Intel has talked up a similar product when showing an 80-core demo unit over the past year. The chipmaker, however, does not expect to get out a trial product with x86 cores until next year, and who knows when it will actually ship commercial product.
In the meantime, Tilera claims that the Tile64 chip shows a 30X performance per watt and a 10X performance per sq. inch edge over dual-core Xeons. More importantly for Tilera's target markets, Tile64 has a 10X performance per sq. inch edge over TI's DM648 DSP, according to the start-up.
Tilera founder and CTO Anant Agarwal has assured us that programming for the Tile64 unit is within the reach of the average customer and notes that existing code written in C will run on the 32-bit Tile64 chip.
"If you have an application written for any multi-core or single processor architecture that's written to work with Linux, you can take it, compile it and have it running on our chip in minutes," he said. "Now, if you want to ratchet up the performance, we provide libraries and interface mechanisms that customers can use to tune code."
This process should prove easier than throwing out existing single-threaded code in favor of a parallelized rewrite or writing software for complex FPGAs, according to Agarwal.
Members of Tilera's team have roots that stretch to the first MIPS chip, MIT and Sun Microsystems' Sparcle chip and, of course, DEC's Alpha chip.
The 64-person company sells its chip to customers along with a TILExpress appliance card that plugs into PCI Express slots. You can see customers using this card as an accelerator in existing systems.
In the coming years, Tilera expects to ship products with hundreds and even thousands of cores if the market shows demand for such kit.
You can have a peek at the processor design here. ®
People ignorant to history are bound to repeat it
"Some companies have moved past the bus concept, ..."
As others already pointed out, INMOS did this nearly 30 years ago. It is possible that the author was not interested in IT at that era but surely should have noticed the internal architecture of IBM Power4/5/6 Multi-Chip Modules (MCMs)! Al right, I do agree that 64-core p590/p595 is lot bigger than a single chip but that is evolution, not revolution. OTOH there is no info what should one do if H.M. The Customer wants (65+)-core box, while with transputers much bigger scalability was achieved (I repeat, 30 years ago).
What's with this trans-puter obsession? Y'all are serious perverts!
Cap, Trenchcoat, Door...
you can calculate from the data they provide:
-5 Mb on chip cache means 80Kb of cache per cpu (might be 8k/8k/64k L1code/L1data/L2)

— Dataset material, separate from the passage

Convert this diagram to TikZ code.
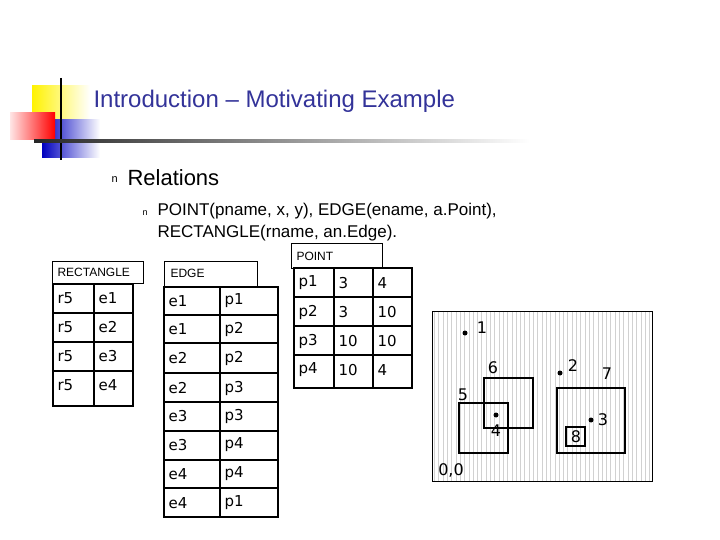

-900 Mhz, 3 pipelines and 64 cpus mean 172800 Mips peak performance (they write 192000 on the site, but that would need 1Ghz of core clock frequency)
This is not a transputer design, they just used a routed cellular mesh for memory i/o requests instead of a full crossbar one. (also allows message based nonblocking memory i/o, very similar to what amd uses for it's cpu interconnect) This is a very nice multicore design, but nothing new. It's just a bit more integrated than intel's multicore chips, but this was possible due to the simplicity of the cpu cores. As a comparision a gf8800 running at 500Mhz with 128 cores is just around 128000 mips, but uses a full crossbar memory controller (with 6 channels) 16 channels of pcie and 3 network interconnect ports.
If we can get this 64 core chip for a resonable price as a standalone system with memory and pcie slots and a sata controller added, then this would make a pretty nice 64 core linux box.
No Architecture Type
I notice that their website doesn't specify the instruction set. Probably an unlicensed MIPS derivative, given the number of cores they were able to squeeze on one die. In particular, they neglect to mention if it has a floating-point processor (I'm assuming it does not). Otherwise, it's very interesting since it already runs Linux and has on board PCI-e as well as GbE controllers.
Didn't they write a C compiler for it in Occam, I seem to recall?